When you picture grapes, you might think of a juicy bunch plucked straight from the vine, ready to be enjoyed. But for those in the business of making wine, those humble grapes represent a significant investment, the very first step in a complex and often lengthy cost journey.
It’s easy to get lost in the romance of winemaking, but at its heart, it’s a business. And like any business, understanding what it costs to produce your product is absolutely crucial for profitability. This is where the concept of Cost of Goods Sold, or COGS, comes into play. For wineries, it’s not just about the price tag on a bottle; it’s about meticulously tracking every expense from the vineyard to the cellar, and finally, to the customer.
Think of it this way: the market might dictate what people are willing to pay for your wine, but what you earn is largely determined by what it costs you to make and sell it. The more control and insight you have into those costs, the better your chances of running a successful, profitable operation.
So, what goes into that cost?
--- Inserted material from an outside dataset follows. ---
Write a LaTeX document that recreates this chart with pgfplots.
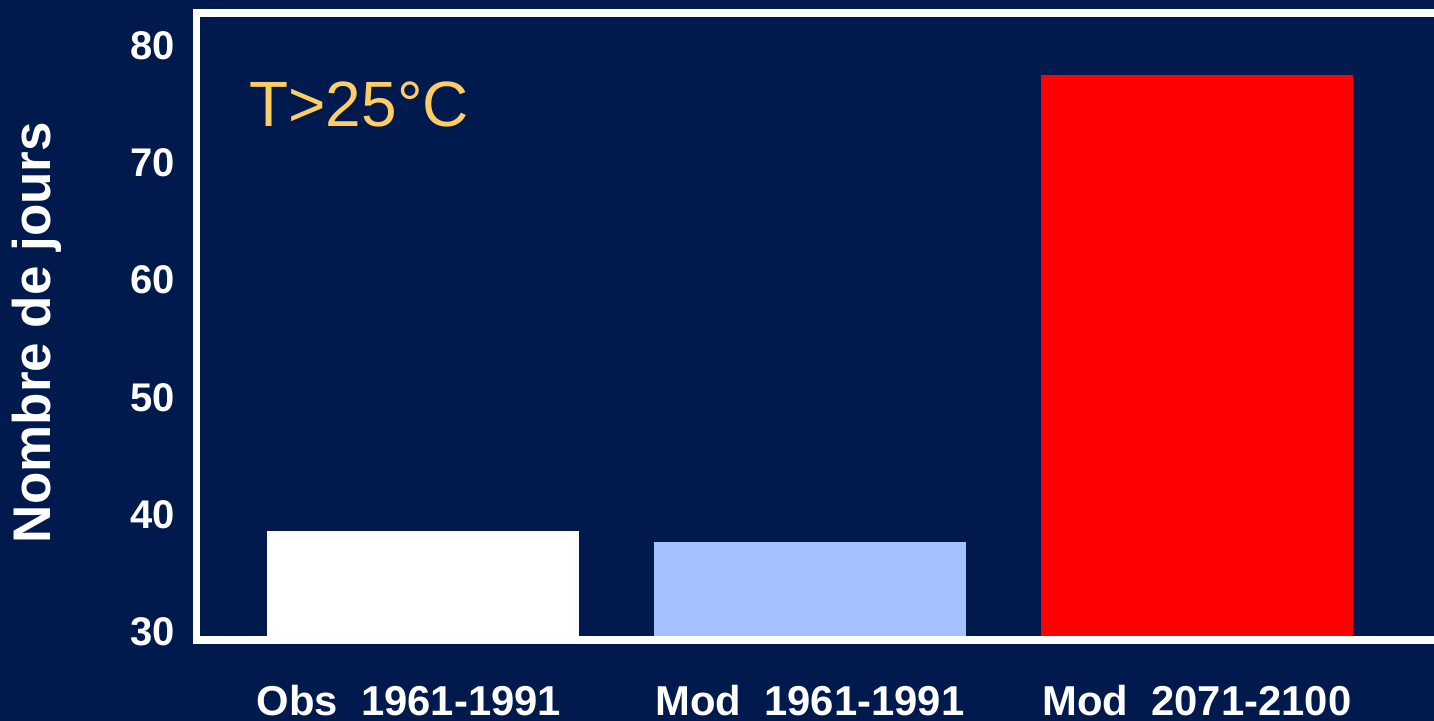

It’s more than just the grapes themselves. The reference material I was looking at, which dives into the accounting behind winemaking, breaks it down into a couple of key stages. First, there’s the Cost of Goods Produced (COGP), also known as wine in process (WIP). This is the sum of all expenses incurred up to the point of bottling the finished wine. It includes the raw materials – yes, the grapes are a big part of this – but also the services, the labor involved in tending the vines, harvesting, crushing, fermenting, and aging, and all the overhead costs, both direct and indirect.
Then, when a bottle is actually sold, the cost associated with making that specific wine is then recognized as COGS. It’s a subtle but important distinction: COGS is about what you sold, not just what you produced during a given period. This accounting method, often following U.S. GAAP, helps businesses get a clearer picture of their performance.
What’s particularly interesting about winemaking is the extended timeline. Unlike a product that’s made and sold within days or weeks, wine can take years from grape to glass. This means wineries often have multiple vintages, in various stages of production, sitting in inventory. To manage this, they typically track costs in separate pools: bulk wine, packaging materials, and finished cased wine. Grape costs, initially recorded separately, eventually get absorbed into the bulk wine inventory, alongside all the other cellar costs. It’s a layered process, and getting it right is key to understanding your gross profit margins – the difference between your revenue and your COGS.
Ultimately, while the price of grapes can fluctuate based on harvest yields, quality, and demand, their cost is just the beginning of a much larger financial story for any winery. It’s a story of careful planning, meticulous tracking, and a deep understanding of the entire production process.